_AIM OF THE TASK_. Can you output the material exactly as written, minus any pictures it holds?

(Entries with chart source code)
* start *
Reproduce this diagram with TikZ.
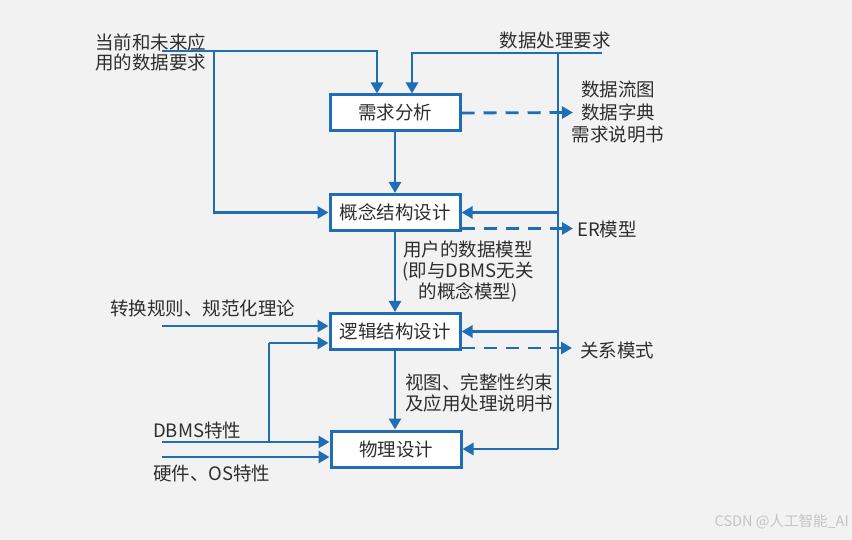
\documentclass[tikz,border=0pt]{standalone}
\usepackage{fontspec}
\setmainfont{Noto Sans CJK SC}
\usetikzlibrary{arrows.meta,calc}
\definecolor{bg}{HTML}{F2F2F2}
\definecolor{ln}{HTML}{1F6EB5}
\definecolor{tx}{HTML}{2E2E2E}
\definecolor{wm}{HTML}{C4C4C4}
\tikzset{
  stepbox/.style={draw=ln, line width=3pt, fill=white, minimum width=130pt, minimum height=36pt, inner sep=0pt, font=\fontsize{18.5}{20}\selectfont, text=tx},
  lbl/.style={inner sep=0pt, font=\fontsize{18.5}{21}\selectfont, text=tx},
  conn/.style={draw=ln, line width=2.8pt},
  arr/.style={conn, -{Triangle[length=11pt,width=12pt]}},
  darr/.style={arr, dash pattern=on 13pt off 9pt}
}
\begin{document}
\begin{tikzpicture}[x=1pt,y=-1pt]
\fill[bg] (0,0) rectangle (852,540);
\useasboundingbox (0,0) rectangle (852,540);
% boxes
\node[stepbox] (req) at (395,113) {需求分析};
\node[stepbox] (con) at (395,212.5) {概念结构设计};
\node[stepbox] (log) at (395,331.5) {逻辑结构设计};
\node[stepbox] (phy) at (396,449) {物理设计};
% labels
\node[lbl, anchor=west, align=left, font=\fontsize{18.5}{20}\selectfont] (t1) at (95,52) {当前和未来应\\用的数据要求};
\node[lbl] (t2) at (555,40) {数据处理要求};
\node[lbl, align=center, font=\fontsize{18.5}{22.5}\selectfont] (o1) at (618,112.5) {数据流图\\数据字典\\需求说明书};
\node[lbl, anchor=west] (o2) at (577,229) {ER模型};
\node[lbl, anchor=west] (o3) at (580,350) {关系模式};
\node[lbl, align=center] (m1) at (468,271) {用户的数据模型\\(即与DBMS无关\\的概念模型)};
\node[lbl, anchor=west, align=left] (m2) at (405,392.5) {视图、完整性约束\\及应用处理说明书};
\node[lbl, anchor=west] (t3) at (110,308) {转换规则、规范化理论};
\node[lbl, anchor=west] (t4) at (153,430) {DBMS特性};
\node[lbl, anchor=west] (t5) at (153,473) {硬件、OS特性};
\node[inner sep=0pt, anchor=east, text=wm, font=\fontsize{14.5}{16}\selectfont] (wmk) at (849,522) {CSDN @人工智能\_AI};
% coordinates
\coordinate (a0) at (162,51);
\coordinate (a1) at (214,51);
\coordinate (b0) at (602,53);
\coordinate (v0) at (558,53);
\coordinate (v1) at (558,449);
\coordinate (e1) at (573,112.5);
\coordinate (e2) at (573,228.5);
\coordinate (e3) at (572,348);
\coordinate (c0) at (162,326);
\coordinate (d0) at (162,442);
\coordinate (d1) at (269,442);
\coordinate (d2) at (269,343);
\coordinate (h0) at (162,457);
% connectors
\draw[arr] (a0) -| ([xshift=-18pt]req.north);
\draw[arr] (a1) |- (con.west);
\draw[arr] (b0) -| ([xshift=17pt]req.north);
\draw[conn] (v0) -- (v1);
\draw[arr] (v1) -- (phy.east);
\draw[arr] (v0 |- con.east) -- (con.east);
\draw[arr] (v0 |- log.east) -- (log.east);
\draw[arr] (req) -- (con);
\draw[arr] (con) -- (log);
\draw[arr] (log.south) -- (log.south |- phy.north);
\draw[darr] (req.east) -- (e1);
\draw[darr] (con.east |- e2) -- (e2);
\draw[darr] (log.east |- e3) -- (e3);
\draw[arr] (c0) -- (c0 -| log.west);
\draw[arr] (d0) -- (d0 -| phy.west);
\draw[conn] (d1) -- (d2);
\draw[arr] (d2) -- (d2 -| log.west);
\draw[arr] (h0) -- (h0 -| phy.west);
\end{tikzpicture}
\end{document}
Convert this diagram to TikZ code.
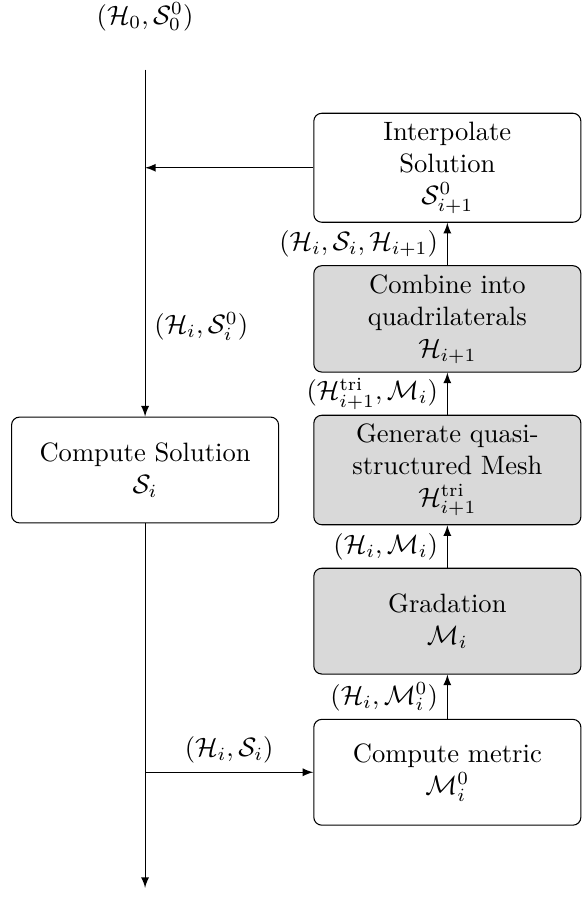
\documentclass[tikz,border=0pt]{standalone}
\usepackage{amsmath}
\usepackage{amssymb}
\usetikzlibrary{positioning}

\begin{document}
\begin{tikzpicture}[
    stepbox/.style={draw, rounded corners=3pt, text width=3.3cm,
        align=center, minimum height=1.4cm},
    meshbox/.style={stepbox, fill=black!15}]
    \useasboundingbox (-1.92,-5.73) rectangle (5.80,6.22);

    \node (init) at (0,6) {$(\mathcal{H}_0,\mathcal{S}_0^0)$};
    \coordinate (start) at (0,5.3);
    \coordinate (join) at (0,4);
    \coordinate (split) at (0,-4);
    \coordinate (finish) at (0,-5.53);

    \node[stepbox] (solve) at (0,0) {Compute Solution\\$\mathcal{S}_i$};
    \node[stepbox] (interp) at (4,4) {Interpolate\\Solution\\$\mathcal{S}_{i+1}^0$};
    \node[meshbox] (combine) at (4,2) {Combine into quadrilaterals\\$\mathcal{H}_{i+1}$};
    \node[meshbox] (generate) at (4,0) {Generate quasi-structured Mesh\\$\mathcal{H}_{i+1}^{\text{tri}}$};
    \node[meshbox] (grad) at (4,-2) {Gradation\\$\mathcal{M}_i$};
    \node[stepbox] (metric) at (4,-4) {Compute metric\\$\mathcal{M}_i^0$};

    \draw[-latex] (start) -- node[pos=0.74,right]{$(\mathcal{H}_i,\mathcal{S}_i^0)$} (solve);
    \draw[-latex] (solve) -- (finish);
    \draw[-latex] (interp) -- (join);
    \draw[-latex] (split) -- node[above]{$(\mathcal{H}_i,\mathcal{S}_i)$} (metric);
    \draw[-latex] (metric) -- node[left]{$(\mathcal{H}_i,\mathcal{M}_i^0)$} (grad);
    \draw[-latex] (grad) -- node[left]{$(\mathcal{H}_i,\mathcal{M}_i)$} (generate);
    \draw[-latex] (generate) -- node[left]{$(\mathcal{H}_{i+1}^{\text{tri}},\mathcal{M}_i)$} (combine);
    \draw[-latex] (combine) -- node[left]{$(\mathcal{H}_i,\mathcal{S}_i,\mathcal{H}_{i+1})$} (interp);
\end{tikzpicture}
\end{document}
* end *
_ANSWER BELOW_.
Reproduce this diagram with TikZ.
\documentclass[tikz,border=0pt]{standalone}
\usepackage{fontspec}
\setmainfont{Noto Sans CJK SC}
\usetikzlibrary{arrows.meta,calc}
\definecolor{bg}{HTML}{F2F2F2}
\definecolor{ln}{HTML}{1F6EB5}
\definecolor{tx}{HTML}{2E2E2E}
\definecolor{wm}{HTML}{C4C4C4}
\tikzset{
  stepbox/.style={draw=ln, line width=3pt, fill=white, minimum width=130pt, minimum height=36pt, inner sep=0pt, font=\fontsize{18.5}{20}\selectfont, text=tx},
  lbl/.style={inner sep=0pt, font=\fontsize{18.5}{21}\selectfont, text=tx},
  conn/.style={draw=ln, line width=2.8pt},
  arr/.style={conn, -{Triangle[length=11pt,width=12pt]}},
  darr/.style={arr, dash pattern=on 13pt off 9pt}
}
\begin{document}
\begin{tikzpicture}[x=1pt,y=-1pt]
\fill[bg] (0,0) rectangle (852,540);
\useasboundingbox (0,0) rectangle (852,540);
% boxes
\node[stepbox] (req) at (395,113) {需求分析};
\node[stepbox] (con) at (395,212.5) {概念结构设计};
\node[stepbox] (log) at (395,331.5) {逻辑结构设计};
\node[stepbox] (phy) at (396,449) {物理设计};
% labels
\node[lbl, anchor=west, align=left, font=\fontsize{18.5}{20}\selectfont] (t1) at (95,52) {当前和未来应\\用的数据要求};
\node[lbl] (t2) at (555,40) {数据处理要求};
\node[lbl, align=center, font=\fontsize{18.5}{22.5}\selectfont] (o1) at (618,112.5) {数据流图\\数据字典\\需求说明书};
\node[lbl, anchor=west] (o2) at (577,229) {ER模型};
\node[lbl, anchor=west] (o3) at (580,350) {关系模式};
\node[lbl, align=center] (m1) at (468,271) {用户的数据模型\\(即与DBMS无关\\的概念模型)};
\node[lbl, anchor=west, align=left] (m2) at (405,392.5) {视图、完整性约束\\及应用处理说明书};
\node[lbl, anchor=west] (t3) at (110,308) {转换规则、规范化理论};
\node[lbl, anchor=west] (t4) at (153,430) {DBMS特性};
\node[lbl, anchor=west] (t5) at (153,473) {硬件、OS特性};
\node[inner sep=0pt, anchor=east, text=wm, font=\fontsize{14.5}{16}\selectfont] (wmk) at (849,522) {CSDN @人工智能\_AI};
% coordinates
\coordinate (a0) at (162,51);
\coordinate (a1) at (214,51);
\coordinate (b0) at (602,53);
\coordinate (v0) at (558,53);
\coordinate (v1) at (558,449);
\coordinate (e1) at (573,112.5);
\coordinate (e2) at (573,228.5);
\coordinate (e3) at (572,348);
\coordinate (c0) at (162,326);
\coordinate (d0) at (162,442);
\coordinate (d1) at (269,442);
\coordinate (d2) at (269,343);
\coordinate (h0) at (162,457);
% connectors
\draw[arr] (a0) -| ([xshift=-18pt]req.north);
\draw[arr] (a1) |- (con.west);
\draw[arr] (b0) -| ([xshift=17pt]req.north);
\draw[conn] (v0) -- (v1);
\draw[arr] (v1) -- (phy.east);
\draw[arr] (v0 |- con.east) -- (con.east);
\draw[arr] (v0 |- log.east) -- (log.east);
\draw[arr] (req) -- (con);
\draw[arr] (con) -- (log);
\draw[arr] (log.south) -- (log.south |- phy.north);
\draw[darr] (req.east) -- (e1);
\draw[darr] (con.east |- e2) -- (e2);
\draw[darr] (log.east |- e3) -- (e3);
\draw[arr] (c0) -- (c0 -| log.west);
\draw[arr] (d0) -- (d0 -| phy.west);
\draw[conn] (d1) -- (d2);
\draw[arr] (d2) -- (d2 -| log.west);
\draw[arr] (h0) -- (h0 -| phy.west);
\end{tikzpicture}
\end{document}
Convert this diagram to TikZ code.
\documentclass[tikz,border=0pt]{standalone}
\usepackage{amsmath}
\usepackage{amssymb}
\usetikzlibrary{positioning}

\begin{document}
\begin{tikzpicture}[
    stepbox/.style={draw, rounded corners=3pt, text width=3.3cm,
        align=center, minimum height=1.4cm},
    meshbox/.style={stepbox, fill=black!15}]
    \useasboundingbox (-1.92,-5.73) rectangle (5.80,6.22);

    \node (init) at (0,6) {$(\mathcal{H}_0,\mathcal{S}_0^0)$};
    \coordinate (start) at (0,5.3);
    \coordinate (join) at (0,4);
    \coordinate (split) at (0,-4);
    \coordinate (finish) at (0,-5.53);

    \node[stepbox] (solve) at (0,0) {Compute Solution\\$\mathcal{S}_i$};
    \node[stepbox] (interp) at (4,4) {Interpolate\\Solution\\$\mathcal{S}_{i+1}^0$};
    \node[meshbox] (combine) at (4,2) {Combine into quadrilaterals\\$\mathcal{H}_{i+1}$};
    \node[meshbox] (generate) at (4,0) {Generate quasi-structured Mesh\\$\mathcal{H}_{i+1}^{\text{tri}}$};
    \node[meshbox] (grad) at (4,-2) {Gradation\\$\mathcal{M}_i$};
    \node[stepbox] (metric) at (4,-4) {Compute metric\\$\mathcal{M}_i^0$};

    \draw[-latex] (start) -- node[pos=0.74,right]{$(\mathcal{H}_i,\mathcal{S}_i^0)$} (solve);
    \draw[-latex] (solve) -- (finish);
    \draw[-latex] (interp) -- (join);
    \draw[-latex] (split) -- node[above]{$(\mathcal{H}_i,\mathcal{S}_i)$} (metric);
    \draw[-latex] (metric) -- node[left]{$(\mathcal{H}_i,\mathcal{M}_i^0)$} (grad);
    \draw[-latex] (grad) -- node[left]{$(\mathcal{H}_i,\mathcal{M}_i)$} (generate);
    \draw[-latex] (generate) -- node[left]{$(\mathcal{H}_{i+1}^{\text{tri}},\mathcal{M}_i)$} (combine);
    \draw[-latex] (combine) -- node[left]{$(\mathcal{H}_i,\mathcal{S}_i,\mathcal{H}_{i+1})$} (interp);
\end{tikzpicture}
\end{document}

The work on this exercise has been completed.